** begin Given information **

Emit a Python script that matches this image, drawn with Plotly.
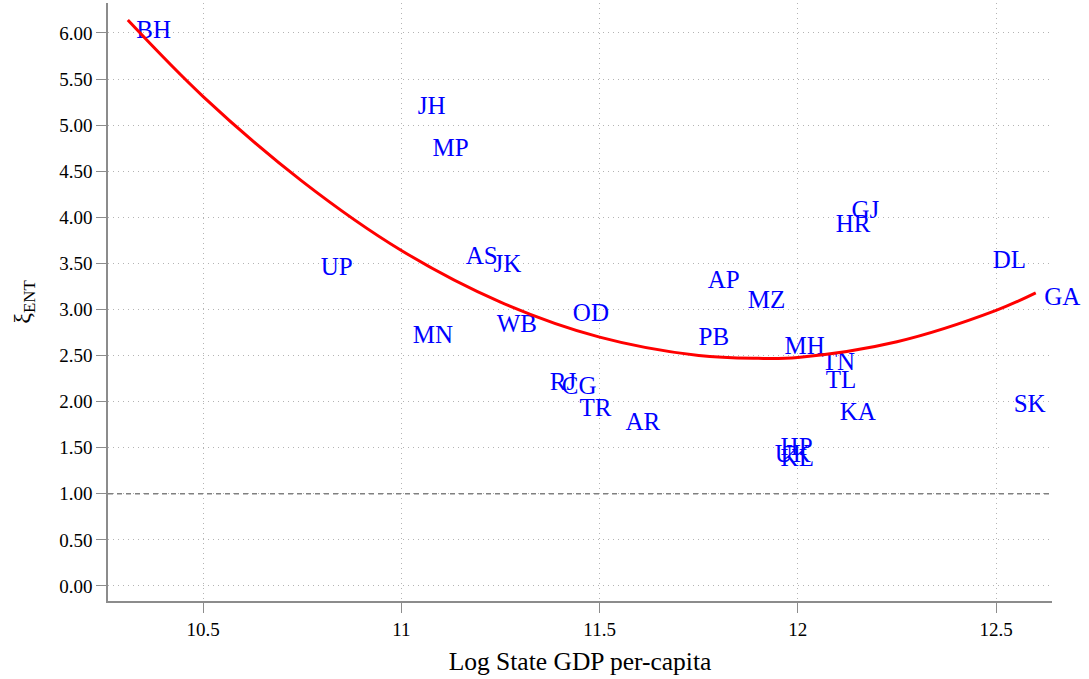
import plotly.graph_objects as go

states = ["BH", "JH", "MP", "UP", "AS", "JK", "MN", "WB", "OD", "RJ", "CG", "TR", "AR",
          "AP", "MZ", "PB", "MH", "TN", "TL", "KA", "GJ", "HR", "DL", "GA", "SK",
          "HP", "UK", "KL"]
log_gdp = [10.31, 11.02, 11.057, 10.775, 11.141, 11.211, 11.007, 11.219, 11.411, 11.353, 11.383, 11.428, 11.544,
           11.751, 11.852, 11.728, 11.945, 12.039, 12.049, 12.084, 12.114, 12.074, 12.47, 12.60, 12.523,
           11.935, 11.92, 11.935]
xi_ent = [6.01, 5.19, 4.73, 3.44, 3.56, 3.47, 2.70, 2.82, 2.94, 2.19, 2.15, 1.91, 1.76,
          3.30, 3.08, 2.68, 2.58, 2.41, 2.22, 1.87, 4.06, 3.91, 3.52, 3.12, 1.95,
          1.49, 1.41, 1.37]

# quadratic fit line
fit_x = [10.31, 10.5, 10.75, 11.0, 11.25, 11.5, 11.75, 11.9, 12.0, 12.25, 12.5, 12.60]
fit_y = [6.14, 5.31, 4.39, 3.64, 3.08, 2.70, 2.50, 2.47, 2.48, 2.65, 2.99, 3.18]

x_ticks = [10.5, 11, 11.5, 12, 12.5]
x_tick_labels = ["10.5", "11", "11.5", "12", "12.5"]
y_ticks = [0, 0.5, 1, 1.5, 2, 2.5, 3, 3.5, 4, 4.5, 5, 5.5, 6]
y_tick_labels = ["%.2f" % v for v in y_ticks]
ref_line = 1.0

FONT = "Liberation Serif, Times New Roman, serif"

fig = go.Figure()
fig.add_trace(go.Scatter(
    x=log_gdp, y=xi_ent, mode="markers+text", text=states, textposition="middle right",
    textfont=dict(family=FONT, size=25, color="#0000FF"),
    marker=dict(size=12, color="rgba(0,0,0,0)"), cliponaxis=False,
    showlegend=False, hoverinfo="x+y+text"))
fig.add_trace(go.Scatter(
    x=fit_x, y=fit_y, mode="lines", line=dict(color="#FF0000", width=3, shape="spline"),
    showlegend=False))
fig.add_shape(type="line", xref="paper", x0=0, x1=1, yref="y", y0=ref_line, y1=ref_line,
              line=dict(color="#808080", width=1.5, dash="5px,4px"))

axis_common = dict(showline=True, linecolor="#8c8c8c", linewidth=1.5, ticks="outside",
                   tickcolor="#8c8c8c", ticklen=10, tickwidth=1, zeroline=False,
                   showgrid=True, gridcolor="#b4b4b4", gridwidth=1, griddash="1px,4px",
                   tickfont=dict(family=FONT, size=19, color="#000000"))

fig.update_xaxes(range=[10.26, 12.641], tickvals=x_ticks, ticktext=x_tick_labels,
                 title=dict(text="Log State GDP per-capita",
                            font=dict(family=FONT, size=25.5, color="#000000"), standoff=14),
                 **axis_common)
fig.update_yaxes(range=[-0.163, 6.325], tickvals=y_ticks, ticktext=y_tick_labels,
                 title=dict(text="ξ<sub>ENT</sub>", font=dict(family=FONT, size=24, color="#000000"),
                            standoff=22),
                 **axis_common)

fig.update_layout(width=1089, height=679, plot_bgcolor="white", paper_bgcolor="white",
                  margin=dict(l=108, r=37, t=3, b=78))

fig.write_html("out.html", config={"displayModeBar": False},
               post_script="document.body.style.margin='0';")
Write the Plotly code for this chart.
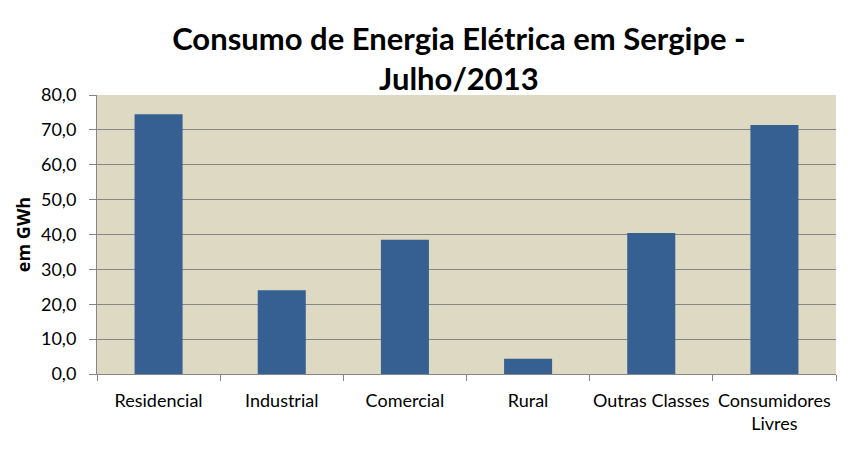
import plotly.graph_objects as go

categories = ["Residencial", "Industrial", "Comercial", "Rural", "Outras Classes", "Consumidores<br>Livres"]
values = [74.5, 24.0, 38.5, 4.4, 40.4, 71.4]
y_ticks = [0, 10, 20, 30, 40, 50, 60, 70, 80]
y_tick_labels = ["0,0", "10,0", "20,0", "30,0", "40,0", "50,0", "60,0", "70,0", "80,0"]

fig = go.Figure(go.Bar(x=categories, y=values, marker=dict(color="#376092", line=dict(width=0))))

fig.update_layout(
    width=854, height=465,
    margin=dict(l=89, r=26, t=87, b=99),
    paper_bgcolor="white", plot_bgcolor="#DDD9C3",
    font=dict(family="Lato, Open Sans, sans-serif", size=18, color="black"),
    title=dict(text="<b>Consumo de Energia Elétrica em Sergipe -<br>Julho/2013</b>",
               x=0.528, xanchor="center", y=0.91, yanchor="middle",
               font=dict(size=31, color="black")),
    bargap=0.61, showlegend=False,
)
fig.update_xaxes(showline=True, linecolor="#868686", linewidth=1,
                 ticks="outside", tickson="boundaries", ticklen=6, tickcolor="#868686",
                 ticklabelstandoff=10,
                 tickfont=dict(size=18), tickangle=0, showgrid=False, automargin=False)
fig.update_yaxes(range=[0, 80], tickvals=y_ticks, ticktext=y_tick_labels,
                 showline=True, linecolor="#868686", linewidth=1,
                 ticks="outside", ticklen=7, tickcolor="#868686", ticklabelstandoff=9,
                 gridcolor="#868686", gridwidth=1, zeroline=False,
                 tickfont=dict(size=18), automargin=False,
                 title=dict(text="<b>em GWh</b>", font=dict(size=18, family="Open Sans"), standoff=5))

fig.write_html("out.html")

** end Given information **

Set problem: Drop the images and repeat the data exactly.

The reply:
Emit a Python script that matches this image, drawn with Plotly.
import plotly.graph_objects as go

states = ["BH", "JH", "MP", "UP", "AS", "JK", "MN", "WB", "OD", "RJ", "CG", "TR", "AR",
          "AP", "MZ", "PB", "MH", "TN", "TL", "KA", "GJ", "HR", "DL", "GA", "SK",
          "HP", "UK", "KL"]
log_gdp = [10.31, 11.02, 11.057, 10.775, 11.141, 11.211, 11.007, 11.219, 11.411, 11.353, 11.383, 11.428, 11.544,
           11.751, 11.852, 11.728, 11.945, 12.039, 12.049, 12.084, 12.114, 12.074, 12.47, 12.60, 12.523,
           11.935, 11.92, 11.935]
xi_ent = [6.01, 5.19, 4.73, 3.44, 3.56, 3.47, 2.70, 2.82, 2.94, 2.19, 2.15, 1.91, 1.76,
          3.30, 3.08, 2.68, 2.58, 2.41, 2.22, 1.87, 4.06, 3.91, 3.52, 3.12, 1.95,
          1.49, 1.41, 1.37]

# quadratic fit line
fit_x = [10.31, 10.5, 10.75, 11.0, 11.25, 11.5, 11.75, 11.9, 12.0, 12.25, 12.5, 12.60]
fit_y = [6.14, 5.31, 4.39, 3.64, 3.08, 2.70, 2.50, 2.47, 2.48, 2.65, 2.99, 3.18]

x_ticks = [10.5, 11, 11.5, 12, 12.5]
x_tick_labels = ["10.5", "11", "11.5", "12", "12.5"]
y_ticks = [0, 0.5, 1, 1.5, 2, 2.5, 3, 3.5, 4, 4.5, 5, 5.5, 6]
y_tick_labels = ["%.2f" % v for v in y_ticks]
ref_line = 1.0

FONT = "Liberation Serif, Times New Roman, serif"

fig = go.Figure()
fig.add_trace(go.Scatter(
    x=log_gdp, y=xi_ent, mode="markers+text", text=states, textposition="middle right",
    textfont=dict(family=FONT, size=25, color="#0000FF"),
    marker=dict(size=12, color="rgba(0,0,0,0)"), cliponaxis=False,
    showlegend=False, hoverinfo="x+y+text"))
fig.add_trace(go.Scatter(
    x=fit_x, y=fit_y, mode="lines", line=dict(color="#FF0000", width=3, shape="spline"),
    showlegend=False))
fig.add_shape(type="line", xref="paper", x0=0, x1=1, yref="y", y0=ref_line, y1=ref_line,
              line=dict(color="#808080", width=1.5, dash="5px,4px"))

axis_common = dict(showline=True, linecolor="#8c8c8c", linewidth=1.5, ticks="outside",
                   tickcolor="#8c8c8c", ticklen=10, tickwidth=1, zeroline=False,
                   showgrid=True, gridcolor="#b4b4b4", gridwidth=1, griddash="1px,4px",
                   tickfont=dict(family=FONT, size=19, color="#000000"))

fig.update_xaxes(range=[10.26, 12.641], tickvals=x_ticks, ticktext=x_tick_labels,
                 title=dict(text="Log State GDP per-capita",
                            font=dict(family=FONT, size=25.5, color="#000000"), standoff=14),
                 **axis_common)
fig.update_yaxes(range=[-0.163, 6.325], tickvals=y_ticks, ticktext=y_tick_labels,
                 title=dict(text="ξ<sub>ENT</sub>", font=dict(family=FONT, size=24, color="#000000"),
                            standoff=22),
                 **axis_common)

fig.update_layout(width=1089, height=679, plot_bgcolor="white", paper_bgcolor="white",
                  margin=dict(l=108, r=37, t=3, b=78))

fig.write_html("out.html", config={"displayModeBar": False},
               post_script="document.body.style.margin='0';")
Write the Plotly code for this chart.
import plotly.graph_objects as go

categories = ["Residencial", "Industrial", "Comercial", "Rural", "Outras Classes", "Consumidores<br>Livres"]
values = [74.5, 24.0, 38.5, 4.4, 40.4, 71.4]
y_ticks = [0, 10, 20, 30, 40, 50, 60, 70, 80]
y_tick_labels = ["0,0", "10,0", "20,0", "30,0", "40,0", "50,0", "60,0", "70,0", "80,0"]

fig = go.Figure(go.Bar(x=categories, y=values, marker=dict(color="#376092", line=dict(width=0))))

fig.update_layout(
    width=854, height=465,
    margin=dict(l=89, r=26, t=87, b=99),
    paper_bgcolor="white", plot_bgcolor="#DDD9C3",
    font=dict(family="Lato, Open Sans, sans-serif", size=18, color="black"),
    title=dict(text="<b>Consumo de Energia Elétrica em Sergipe -<br>Julho/2013</b>",
               x=0.528, xanchor="center", y=0.91, yanchor="middle",
               font=dict(size=31, color="black")),
    bargap=0.61, showlegend=False,
)
fig.update_xaxes(showline=True, linecolor="#868686", linewidth=1,
                 ticks="outside", tickson="boundaries", ticklen=6, tickcolor="#868686",
                 ticklabelstandoff=10,
                 tickfont=dict(size=18), tickangle=0, showgrid=False, automargin=False)
fig.update_yaxes(range=[0, 80], tickvals=y_ticks, ticktext=y_tick_labels,
                 showline=True, linecolor="#868686", linewidth=1,
                 ticks="outside", ticklen=7, tickcolor="#868686", ticklabelstandoff=9,
                 gridcolor="#868686", gridwidth=1, zeroline=False,
                 tickfont=dict(size=18), automargin=False,
                 title=dict(text="<b>em GWh</b>", font=dict(size=18, family="Open Sans"), standoff=5))

fig.write_html("out.html")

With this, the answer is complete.